The purpose of this research is to understand the application of sustainability principles at the level of local governments of different sizes in the Province of British Columbia. Sustainability principles in the study area are integrated into all other community planning processes through the development of an Integrated Community Sustainability Plan (ICSP). However, the process for developing an ICSP, including the definition of what sustainability means and how it is applied, is left up to the individual community, leading to conceptual confusion. Through a literature review, the study identifies pillars, principles, and ecological and anthropocentric ideologies of sustainability, which are then used to assess local government sustainability frameworks. When local governments develop their ICSPs, a fundamental challenge is the misunderstanding of concepts and principles of sustainability. A tension also exists because the application of sustainability theory is done in local government through the use of urban planning principles, known as “Smart Growth.” Principles of Smart Growth theory, identified in the literature as the way to apply sustainability in the local context, are also explored in communities in four size categories.
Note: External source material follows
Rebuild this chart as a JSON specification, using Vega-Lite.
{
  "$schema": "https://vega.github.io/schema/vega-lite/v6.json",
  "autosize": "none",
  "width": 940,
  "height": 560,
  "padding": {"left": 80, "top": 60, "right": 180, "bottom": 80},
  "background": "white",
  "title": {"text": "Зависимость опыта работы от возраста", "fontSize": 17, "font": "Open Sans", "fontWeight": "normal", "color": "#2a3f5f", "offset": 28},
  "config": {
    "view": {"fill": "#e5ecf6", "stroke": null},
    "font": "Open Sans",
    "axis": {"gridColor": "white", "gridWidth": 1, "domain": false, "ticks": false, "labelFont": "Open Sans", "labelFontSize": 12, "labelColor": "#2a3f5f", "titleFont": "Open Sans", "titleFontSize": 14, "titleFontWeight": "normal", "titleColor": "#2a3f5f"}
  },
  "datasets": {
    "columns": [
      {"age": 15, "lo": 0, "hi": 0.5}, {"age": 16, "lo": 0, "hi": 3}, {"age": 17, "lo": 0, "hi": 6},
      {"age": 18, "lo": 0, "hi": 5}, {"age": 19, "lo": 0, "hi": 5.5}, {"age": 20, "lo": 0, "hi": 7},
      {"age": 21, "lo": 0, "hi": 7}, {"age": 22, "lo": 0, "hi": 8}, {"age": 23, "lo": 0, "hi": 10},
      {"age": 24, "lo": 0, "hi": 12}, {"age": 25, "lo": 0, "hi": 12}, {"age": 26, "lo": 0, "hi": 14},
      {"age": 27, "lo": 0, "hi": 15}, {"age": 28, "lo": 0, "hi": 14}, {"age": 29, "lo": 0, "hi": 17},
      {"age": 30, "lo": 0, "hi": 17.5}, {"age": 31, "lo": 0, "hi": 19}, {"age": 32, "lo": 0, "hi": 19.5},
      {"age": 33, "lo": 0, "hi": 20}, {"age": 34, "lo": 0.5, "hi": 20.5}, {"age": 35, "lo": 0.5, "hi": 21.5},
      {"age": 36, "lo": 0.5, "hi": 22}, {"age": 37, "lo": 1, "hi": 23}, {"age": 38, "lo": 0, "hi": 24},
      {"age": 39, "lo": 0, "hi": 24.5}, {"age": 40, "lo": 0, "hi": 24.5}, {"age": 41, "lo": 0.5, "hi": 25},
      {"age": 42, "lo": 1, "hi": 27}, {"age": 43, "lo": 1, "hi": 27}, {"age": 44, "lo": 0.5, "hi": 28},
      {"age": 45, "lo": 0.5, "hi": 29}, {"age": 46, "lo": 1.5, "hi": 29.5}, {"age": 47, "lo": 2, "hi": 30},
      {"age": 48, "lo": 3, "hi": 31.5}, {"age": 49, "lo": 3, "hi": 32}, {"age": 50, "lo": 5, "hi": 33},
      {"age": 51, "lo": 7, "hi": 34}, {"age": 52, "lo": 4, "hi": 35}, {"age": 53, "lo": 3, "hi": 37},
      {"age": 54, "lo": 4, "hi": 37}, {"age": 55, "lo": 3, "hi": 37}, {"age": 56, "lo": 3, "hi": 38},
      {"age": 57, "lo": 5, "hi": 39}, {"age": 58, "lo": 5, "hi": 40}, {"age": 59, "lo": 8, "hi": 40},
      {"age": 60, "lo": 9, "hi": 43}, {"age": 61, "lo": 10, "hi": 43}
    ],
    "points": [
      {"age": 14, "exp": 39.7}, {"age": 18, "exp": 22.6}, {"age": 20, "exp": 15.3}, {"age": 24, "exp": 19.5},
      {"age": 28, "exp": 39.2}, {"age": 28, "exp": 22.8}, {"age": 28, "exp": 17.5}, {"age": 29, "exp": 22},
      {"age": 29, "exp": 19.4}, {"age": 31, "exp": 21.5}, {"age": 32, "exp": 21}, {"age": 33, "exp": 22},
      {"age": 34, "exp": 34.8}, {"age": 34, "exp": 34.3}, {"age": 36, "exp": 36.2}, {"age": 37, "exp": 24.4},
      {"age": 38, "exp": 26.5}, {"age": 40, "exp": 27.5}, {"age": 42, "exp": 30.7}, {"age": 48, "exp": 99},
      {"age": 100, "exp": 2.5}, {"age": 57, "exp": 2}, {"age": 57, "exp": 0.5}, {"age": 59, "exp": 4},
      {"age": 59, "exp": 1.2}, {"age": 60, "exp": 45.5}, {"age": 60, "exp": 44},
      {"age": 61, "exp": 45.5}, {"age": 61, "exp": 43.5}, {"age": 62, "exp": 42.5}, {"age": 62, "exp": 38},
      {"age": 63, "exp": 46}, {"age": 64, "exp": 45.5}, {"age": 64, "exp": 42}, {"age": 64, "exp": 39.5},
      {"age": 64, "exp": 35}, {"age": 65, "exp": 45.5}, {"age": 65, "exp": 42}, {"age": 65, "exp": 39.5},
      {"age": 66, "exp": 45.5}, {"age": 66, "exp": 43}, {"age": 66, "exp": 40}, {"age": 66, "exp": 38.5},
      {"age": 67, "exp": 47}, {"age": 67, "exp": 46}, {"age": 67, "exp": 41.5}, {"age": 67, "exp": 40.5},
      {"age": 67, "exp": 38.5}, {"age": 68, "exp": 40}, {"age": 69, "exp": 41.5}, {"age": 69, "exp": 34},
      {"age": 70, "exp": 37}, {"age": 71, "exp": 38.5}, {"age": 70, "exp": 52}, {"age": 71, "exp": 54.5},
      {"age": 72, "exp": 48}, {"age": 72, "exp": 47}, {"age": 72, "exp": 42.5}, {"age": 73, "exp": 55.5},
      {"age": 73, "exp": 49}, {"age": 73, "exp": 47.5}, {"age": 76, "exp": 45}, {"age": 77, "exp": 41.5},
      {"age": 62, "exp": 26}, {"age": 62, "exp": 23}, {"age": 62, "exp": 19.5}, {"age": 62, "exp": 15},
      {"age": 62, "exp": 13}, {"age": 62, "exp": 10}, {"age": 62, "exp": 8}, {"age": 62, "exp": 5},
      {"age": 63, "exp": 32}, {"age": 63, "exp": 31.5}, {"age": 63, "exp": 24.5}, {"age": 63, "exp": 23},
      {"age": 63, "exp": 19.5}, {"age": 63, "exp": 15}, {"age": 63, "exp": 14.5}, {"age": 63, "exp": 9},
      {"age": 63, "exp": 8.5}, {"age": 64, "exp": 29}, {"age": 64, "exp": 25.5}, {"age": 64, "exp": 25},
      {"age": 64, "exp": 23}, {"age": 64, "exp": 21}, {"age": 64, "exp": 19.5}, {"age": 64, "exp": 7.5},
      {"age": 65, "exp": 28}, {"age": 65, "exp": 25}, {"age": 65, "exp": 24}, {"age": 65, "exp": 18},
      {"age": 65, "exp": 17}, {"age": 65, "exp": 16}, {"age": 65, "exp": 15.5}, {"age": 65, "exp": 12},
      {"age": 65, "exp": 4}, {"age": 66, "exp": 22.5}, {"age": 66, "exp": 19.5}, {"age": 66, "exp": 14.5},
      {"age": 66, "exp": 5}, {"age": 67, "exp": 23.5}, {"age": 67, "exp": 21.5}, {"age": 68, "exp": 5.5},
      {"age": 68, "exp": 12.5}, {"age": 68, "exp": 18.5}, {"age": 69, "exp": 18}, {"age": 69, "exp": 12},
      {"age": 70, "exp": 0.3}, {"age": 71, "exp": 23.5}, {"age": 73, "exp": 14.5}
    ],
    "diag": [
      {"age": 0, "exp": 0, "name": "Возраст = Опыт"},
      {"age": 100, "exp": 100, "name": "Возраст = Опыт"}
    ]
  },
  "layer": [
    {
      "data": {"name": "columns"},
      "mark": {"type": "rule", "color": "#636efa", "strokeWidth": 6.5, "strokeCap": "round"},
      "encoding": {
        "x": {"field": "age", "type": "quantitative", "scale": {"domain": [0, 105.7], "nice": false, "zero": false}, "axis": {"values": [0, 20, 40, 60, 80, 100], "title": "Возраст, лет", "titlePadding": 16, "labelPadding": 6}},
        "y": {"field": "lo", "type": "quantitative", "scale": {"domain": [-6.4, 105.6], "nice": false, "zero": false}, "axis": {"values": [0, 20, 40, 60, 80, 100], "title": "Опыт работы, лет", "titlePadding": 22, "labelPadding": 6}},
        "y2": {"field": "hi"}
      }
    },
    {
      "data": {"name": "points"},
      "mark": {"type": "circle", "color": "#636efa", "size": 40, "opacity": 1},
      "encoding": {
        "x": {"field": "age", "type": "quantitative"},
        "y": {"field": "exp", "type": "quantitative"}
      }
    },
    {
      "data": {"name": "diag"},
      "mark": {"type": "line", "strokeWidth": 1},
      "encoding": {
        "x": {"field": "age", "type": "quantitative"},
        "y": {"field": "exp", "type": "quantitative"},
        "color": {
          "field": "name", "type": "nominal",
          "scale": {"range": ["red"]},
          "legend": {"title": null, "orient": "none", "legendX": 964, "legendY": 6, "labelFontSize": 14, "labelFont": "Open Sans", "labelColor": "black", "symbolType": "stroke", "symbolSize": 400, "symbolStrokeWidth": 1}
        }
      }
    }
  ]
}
These urban–centric Smart Growth principles are often grafted onto smaller local governments where they are not scalable for a number of reasons. To identify size–related variables and other variables which affect a community’s understanding of the concept of sustainability, a grounded theory approach, complimented by cross–case study analysis, and a defined coding procedure was used. 16 local government sustainability plans from across the province were reviewed to identify where the plans diverge from the theory as outlined in the literature. To support, validate and extend the findings, semi–structured interviews were conducted with local government planning managers and other senior staff. These expert interviews were then used to identify how size plays a role in a local government’s understanding of sustainability and to identify what other factors also play a role. These complimentary methods lead to the findings for the research question: 1. How does the size of local government affect how sustainability is understood and applied to policy as reflected in ICSPs in British Columbia?